Only two companies currently provide cargo delivery to and from the International Space Station, and both are based in the United States. The Exploration Companywhich operates out of Germany, France, and Italy, is looking to change that: It just closed a large funding round to further its mission of building Europe’s first reusable space capsule.
The $160 million Series B round will fund the continued development of the Nyx spacecraft, which will be capable of carrying 3,000 kilograms of cargo to and from Earth. The company, which was founded three years ago by aerospace engineers Hélène Huby, Sebastien Reichstat, and Pierre Vine, is aiming to conduct Nyx’s maiden flight to and from the ISS in 2028.
“We are the first company in the world where this is for the first time mainly funded by private investors,” Huby said in a recent interview. This is in contrast to SpaceX’s Dragon capsule, which she said was “mainly funded by NASA.”
The new funding, which was led by Balderton Capital and Plural, brings the startup’s total funding to date to over $208 million.
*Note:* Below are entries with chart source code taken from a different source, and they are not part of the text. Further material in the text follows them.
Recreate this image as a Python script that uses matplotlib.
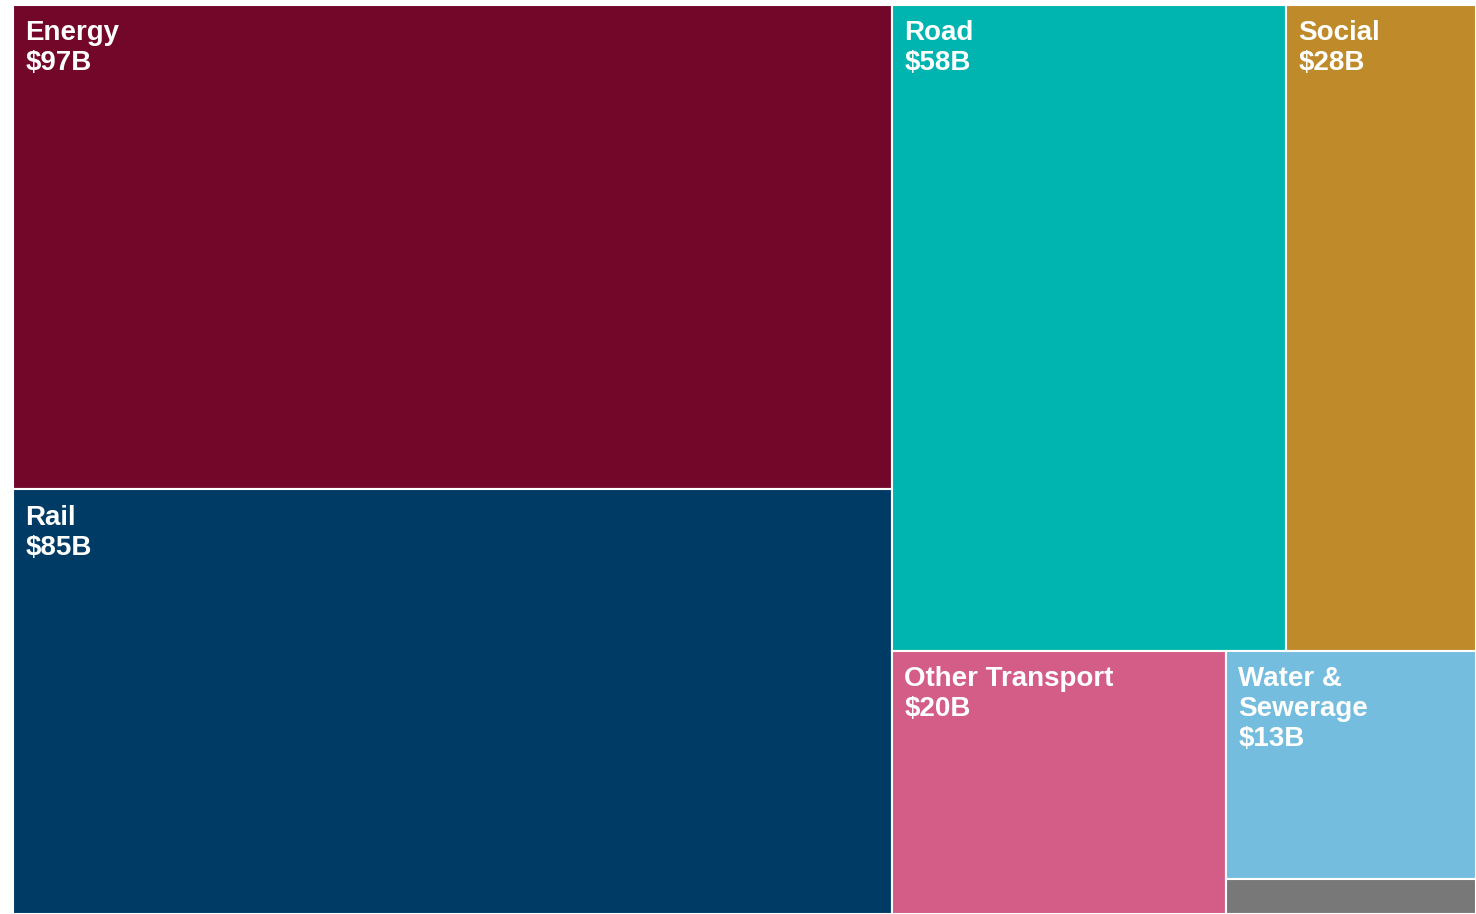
import matplotlib.pyplot as plt
from matplotlib.patches import Rectangle

# sector values, $B
sectors = ['Energy', 'Rail', 'Road', 'Social', 'Other Transport', 'Water & Sewerage', 'Other']
values = [97, 85, 58, 28, 20, 13, 2]
labels = ['Energy\n$97B', 'Rail\n$85B', 'Road\n$58B', 'Social\n$28B',
          'Other Transport\n$20B', 'Water &\nSewerage\n$13B', '']
colors = ['#730729', '#003B66', '#00B5B0', '#BE8A2A', '#D35D87', '#75BDDE', '#787878']

# nesting of the treemap: (direction, children); leaves are indexes into values
# 'h' splits left->right, 'v' splits top->bottom
layout = ('h', [('v', [0, 1]),
                ('v', [('h', [2, 3]),
                       ('h', [4, ('v', [5, 6])])])])


def node_total(node):
    if isinstance(node, int):
        return values[node]
    return sum(node_total(c) for c in node[1])


def place(node, x, y, w, h, out):
    # y is the top edge, boxes go downward
    if isinstance(node, int):
        out[node] = (x, y, w, h)
        return
    direction, children = node
    tot = node_total(node)
    pos = 0.0
    for c in children:
        frac = node_total(c) / tot
        if direction == 'h':
            place(c, x + pos * w, y, w * frac, h, out)
        else:
            place(c, x, y - pos * h, w, h * frac, out)
        pos += frac


W, H = 1463.0, 909.0
rects = {}
place(layout, 0, H, W, H, rects)

fig = plt.figure(figsize=(14.76, 9.14), dpi=100)
ax = fig.add_axes([13 / 1476., 0, 1463 / 1476., 909 / 914.])

for i in range(len(values)):
    x, ytop, w, h = rects[i]
    ax.add_patch(Rectangle((x, ytop - h), w, h, facecolor=colors[i],
                           edgecolor='white', linewidth=1.5))
    if labels[i]:
        ax.annotate(labels[i], xy=(x, ytop), xytext=(9, -11),
                    textcoords='offset points', ha='left', va='top',
                    color='white', fontsize=20, fontweight='bold',
                    family='Liberation Sans', linespacing=1.2)

ax.set_xlim(0, W)
ax.set_ylim(0, H)
ax.axis('off')

plt.savefig('out.png', dpi=100)
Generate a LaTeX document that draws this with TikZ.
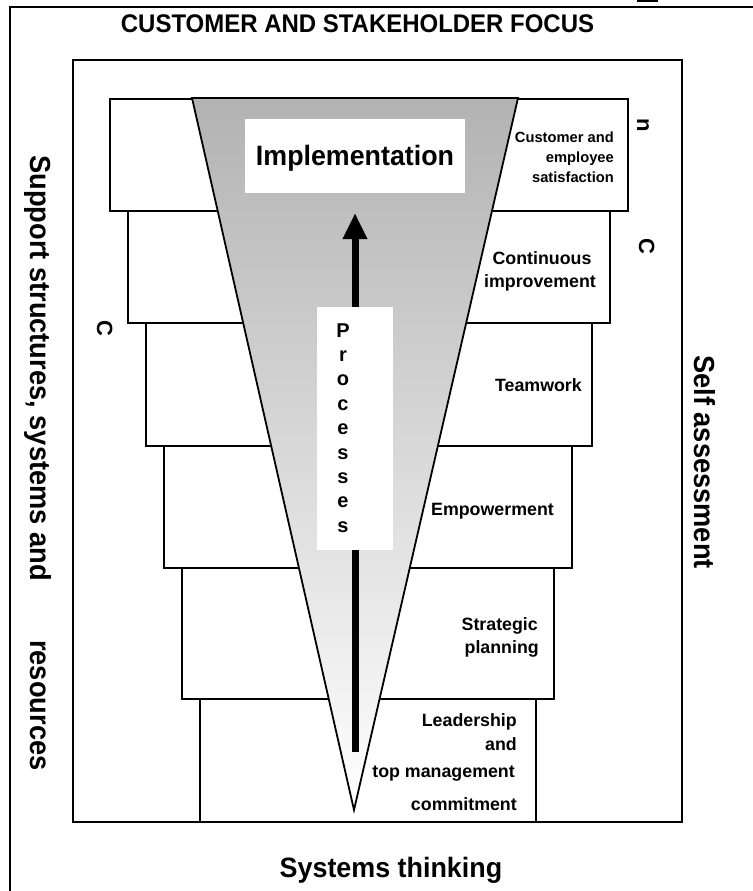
\documentclass[tikz,border=0pt]{standalone}
\usepackage{fontspec}
\setmainfont{Liberation Sans}
\usetikzlibrary{arrows.meta}
\definecolor{funneltop}{gray}{0.70}

\begin{document}
\begin{tikzpicture}[x=1pt,y=-1pt,
  frame/.style={line width=2.2pt},
  stepbox/.style={draw, fill=white, line width=1.8pt},
  bigtxt/.style={inner sep=0pt, font=\bfseries\fontsize{29}{29}\selectfont},
  sidetxt/.style={bigtxt, rotate=-90, anchor=base west},
  lettxt/.style={inner sep=0pt, rotate=-90, anchor=base west, font=\bfseries\fontsize{22}{22}\selectfont},
  steptxt/.style={inner sep=0pt, font=\bfseries\fontsize{17.8}{23}\selectfont},
  smalltxt/.style={inner sep=0pt, font=\bfseries\fontsize{14.7}{20}\selectfont},
  proclet/.style={inner sep=0pt, anchor=base, font=\bfseries\fontsize{20}{20}\selectfont}]
\useasboundingbox (0,0) rectangle (752,891);

% outer and inner frames
\draw[frame] (10,900) -- (10,7) -- (770,7);
\fill (637,-2) rectangle (658,2.5);
\draw[frame] (73,60) rectangle (682,822);

% the staircase of steps
\path[stepbox] (110,99)  rectangle (628,211);
\path[stepbox] (128,211) rectangle (610,323);
\path[stepbox] (146,323) rectangle (592,446);
\path[stepbox] (164,446) rectangle (572,568);
\path[stepbox] (182,568) rectangle (554,699);
\path[stepbox] (200,699) rectangle (536,822);

% funnel
\coordinate (fl) at (192,98);
\coordinate (fr) at (518,98);
\coordinate (apex) at (354,810);
\shade[top color=funneltop, bottom color=white] (fl) -- (fr) -- (apex) -- cycle;
\draw[line width=1.8pt, line join=miter] (fl) -- (fr) -- (apex) -- cycle;

% implementation label
\node[fill=white, inner sep=0pt, minimum width=220pt, minimum height=74pt] (impl) at (355,156) {};
\node[bigtxt, anchor=base] (impltext) at (355,165) {\scalebox{0.957}[1]{\fontsize{28}{28}\selectfont Implementation}};

% rising arrow
\coordinate (foot) at (355,752);
\coordinate (tip) at (355,213);
\draw[line width=7pt, -{Triangle[length=26pt,width=23pt]}] (foot) -- (tip);

% processes column
\node[fill=white, inner sep=0pt, minimum width=76pt, minimum height=243pt] (procbox) at (355,428.5) {};
\foreach \ch [count=\i] in {P,r,o,c,e,s,s,e,s}
  \node[proclet] (proc-\i) at (343,{337+24.4*(\i-1)}) {\ch};

% step labels
\node[smalltxt, anchor=base east] (cs1) at (614,142) {Customer and};
\node[smalltxt, anchor=base east] (cs2) at (614,162) {employee};
\node[smalltxt, anchor=base east] (cs3) at (614,182) {satisfaction};
\node[steptxt, anchor=base] (ci1) at (542,264) {Continuous};
\node[steptxt, anchor=base] (ci2) at (540,287) {improvement};
\node[steptxt, anchor=base east] (team) at (582,391) {Teamwork};
\node[steptxt, anchor=base east] (emp) at (554,515) {Empowerment};
\node[steptxt, anchor=base east] (sp1) at (538,630) {Strategic};
\node[steptxt, anchor=base east] (sp2) at (539,653) {planning};
\node[steptxt, anchor=base east] (ld1) at (517,726) {Leadership};
\node[steptxt, anchor=base east] (ld2) at (517,750) {and};
\node[steptxt, anchor=base east] (ld3) at (515,777) {top management};
\node[steptxt, anchor=base east] (ld4) at (517,810) {commitment};

% surrounding themes
\node[bigtxt, anchor=base] (focus) at (357.5,33) {\scalebox{0.94}[1]{\fontsize{25.5}{25.5}\selectfont CUSTOMER AND STAKEHOLDER FOCUS}};
\node[bigtxt, anchor=base] (systems) at (391,877) {\scalebox{0.96}[1]{\fontsize{28}{28}\selectfont Systems thinking}};
\node[sidetxt] (support) at (30,155) {\scalebox{0.94}[1]{Support structures, systems and}};
\node[sidetxt] (resources) at (30,640) {\scalebox{0.94}[1]{resources}};
\node[sidetxt] (selfass) at (694,355) {\scalebox{0.94}[1]{Self assessment}};

% stray letters
\node[lettxt] (letn) at (637,118) {n};
\node[lettxt] (letc1) at (639,238) {C};
\node[lettxt] (letc2) at (97,320) {C};
\end{tikzpicture}
\end{document}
The Series B also included participation from Bessemer Venture Partners, NGP Capital, and two sovereign European funds, French Tech Souveraineté and DeepTech & Climate Fonds.
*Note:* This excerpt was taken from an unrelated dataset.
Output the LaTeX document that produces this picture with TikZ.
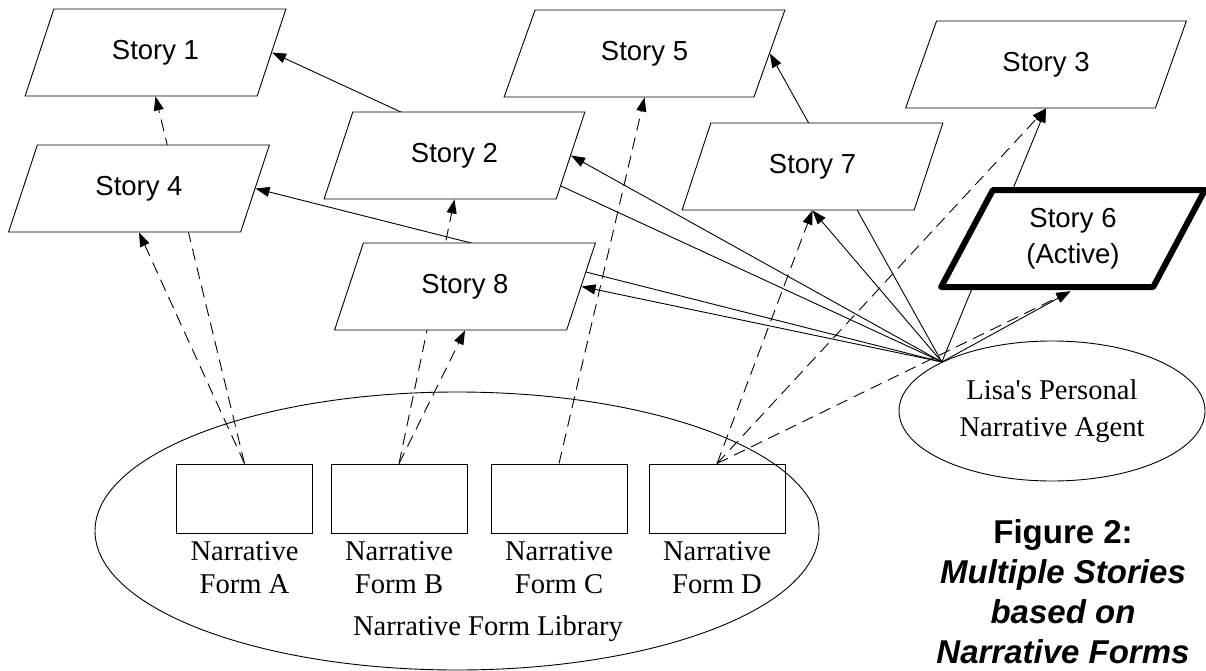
\documentclass[tikz,border=0pt]{standalone}
\usepackage{fontspec}
\setmainfont{Liberation Serif}
\setsansfont{Liberation Sans}
\usetikzlibrary{shapes.geometric,arrows.meta,positioning,backgrounds}

\begin{document}
\begin{tikzpicture}[x=1pt,y=-1pt,
    story/.style={trapezium, trapezium left angle=63.7, trapezium right angle=116.3,
      trapezium stretches=true, draw, fill=white, line width=0.9pt,
      minimum width=261pt, minimum height=87pt, inner sep=0pt,
      font=\sffamily\fontsize{27.5}{36}\selectfont, align=center},
    widestory/.style={story, minimum width=281pt},
    activestory/.style={story, line width=6pt, line join=round,
      minimum width=264pt, minimum height=97pt},
    form/.style={rectangle, draw, line width=0.9pt, minimum width=136pt,
      minimum height=69pt, inner sep=0pt},
    formlabel/.style={font=\fontsize{28.6}{33}\selectfont, align=center, inner sep=0pt},
    link/.style={line width=0.9pt, -{Triangle[length=14pt,width=10pt]}},
    dlink/.style={link, dash pattern=on 12pt off 7pt}]
    \useasboundingbox (0,0) rectangle (1206,671);

    % stories
    \node[story] (s1) at (155.5,52.5) {Story 1};
    \node[story] (s4) at (139,188.5) {Story 4};
    \node[story] (s2) at (454.5,155.5) {Story 2};
    \node[story] (s8) at (465,286.5) {Story 8};
    \node[widestory] (s5) at (644.5,53.5) {Story 5};
    \node[story] (s7) at (812.5,166.5) {Story 7};
    \node[widestory] (s3) at (1046,64.5) {Story 3};
    \node[activestory] (s6) at (1073,238.5) {Story 6\\(Active)};

    % narrative form library
    \node[ellipse, draw, line width=0.9pt, minimum width=724pt, minimum height=278pt] (lib) at (457,531) {};
    \node[form] (fa) at (244.5,498.5) {};
    \node[form] (fb) at (399,498.5) {};
    \node[form] (fc) at (559,498.5) {};
    \node[form] (fd) at (717,498.5) {};
    \node[formlabel, below=8pt of fa] (la) {Narrative\\Form A};
    \node[formlabel, below=8pt of fb] (lb) {Narrative\\Form B};
    \node[formlabel, below=8pt of fc] (lc) {Narrative\\Form C};
    \node[formlabel, below=8pt of fd] (ld) {Narrative\\Form D};
    \node[formlabel] (libname) at (488,629) {Narrative Form Library};

    % agent
    \node[ellipse, draw, line width=0.9pt, minimum width=306pt, minimum height=140pt,
      font=\fontsize{28.6}{37}\selectfont, align=center] (agent) at (1052,411)
      {Lisa\textquotesingle s Personal\\Narrative Agent};
    \coordinate (hub) at (agent.156);

    % caption
    \node[font=\sffamily\bfseries\fontsize{33}{40}\selectfont, align=center] (cap) at (1063,592)
      {Figure 2:\\\textit{Multiple Stories}\\\textit{based on}\\\textit{Narrative Forms}};

    \begin{scope}[on background layer]
      % agent links
      \draw[link] (hub) -- (s1.east);
      \draw[link] (hub) -- (s4.east);
      \draw[link] (hub) -- (s2.east);
      \draw[link] (hub) -- (s8.east);
      \draw[link] (hub) -- (s5.east);
      \draw[link] (hub) -- (s7.south);
      \draw[link] (hub) -- (s3.south);
      \draw[link, shorten >=3pt] (hub) -- (s6.south);
      % form links
      \draw[dlink] (fa.north) -- (s4.south);
      \draw[dlink] (fa.north) -- (s1.south);
      \draw[dlink] (fb.north) -- (s8.south);
      \draw[dlink] (fb.north) -- (s2.south);
      \draw[dlink] (fc.north) -- (s5.south);
      \draw[dlink] (fd.north) -- (s7.south);
      \draw[dlink] (fd.north) -- (s3.south);
      \draw[dlink, shorten >=3pt] (fd.north) -- (s6.south);
    \end{scope}
\end{tikzpicture}
\end{document}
“We’ve been able to deliver on promises in the past three years,” Huby said. “We’ve been able to meet our cash target ever quarter … The investors, they could see that we basically can deliver on time, on cost, on quality.”
The startup has made traction with the European Space Agency (ESA), which has recognized the need to foster native space launch and transportation capabilities. The Exploration Company was awarded a study contract worth around €25 million ($27 million) to develop cargo return services earlier this year. That contract will run through 2026, with additional competitive contract opportunities expected to follow. ESA’s aim is to have at least one capsule launching to the ISS in 2028.
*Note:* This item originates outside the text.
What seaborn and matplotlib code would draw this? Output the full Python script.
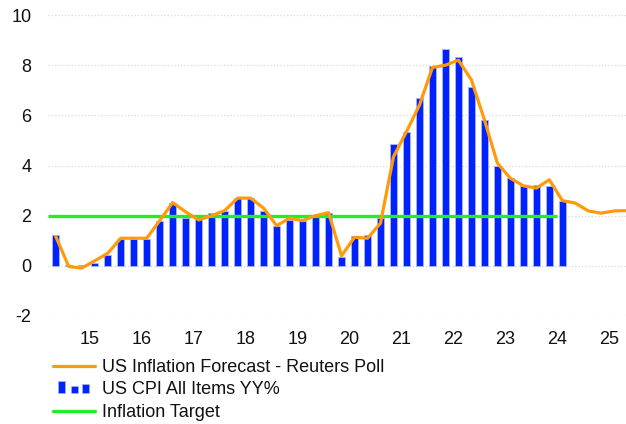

The structure of the contract, called the LEO Cargo Return Service Contract, resembles NASA’s Commercial Orbital Return Transportation Services program that the agency launched in 2006. That program resulted in multibillion-dollar transportation contracts to SpaceX and Orbital Sciences Corporation (now Northrop Grumman).
It’s a promising start, but equally promising is the traction The Exploration Company is seeing on the commercial side. Around 90% of the startup’s $770 million contract backlog has come from private station developers Vast, Axiom Space, and Starlab, according to recent reporting.
The Exploration Company’s first demonstrator vehicle launched on the maiden flight of Ariane 6 this summer, though it was not deployed due to an issue with the rocket’s upper stage. The second sub-scale demonstrator mission, called Mission Possible, is scheduled to launch on a SpaceX Falcon 9 next year.
“I highly respect what SpaceX has been able to achieve,” Huby said. “We are trying to learn as much as possible from that, we are inspired by what they have achieved. But we also believe the world needs more competition and we want, step by step, to build an alternative. We are very aware that we are late, that we are much smaller, etcetera, but we need to start.”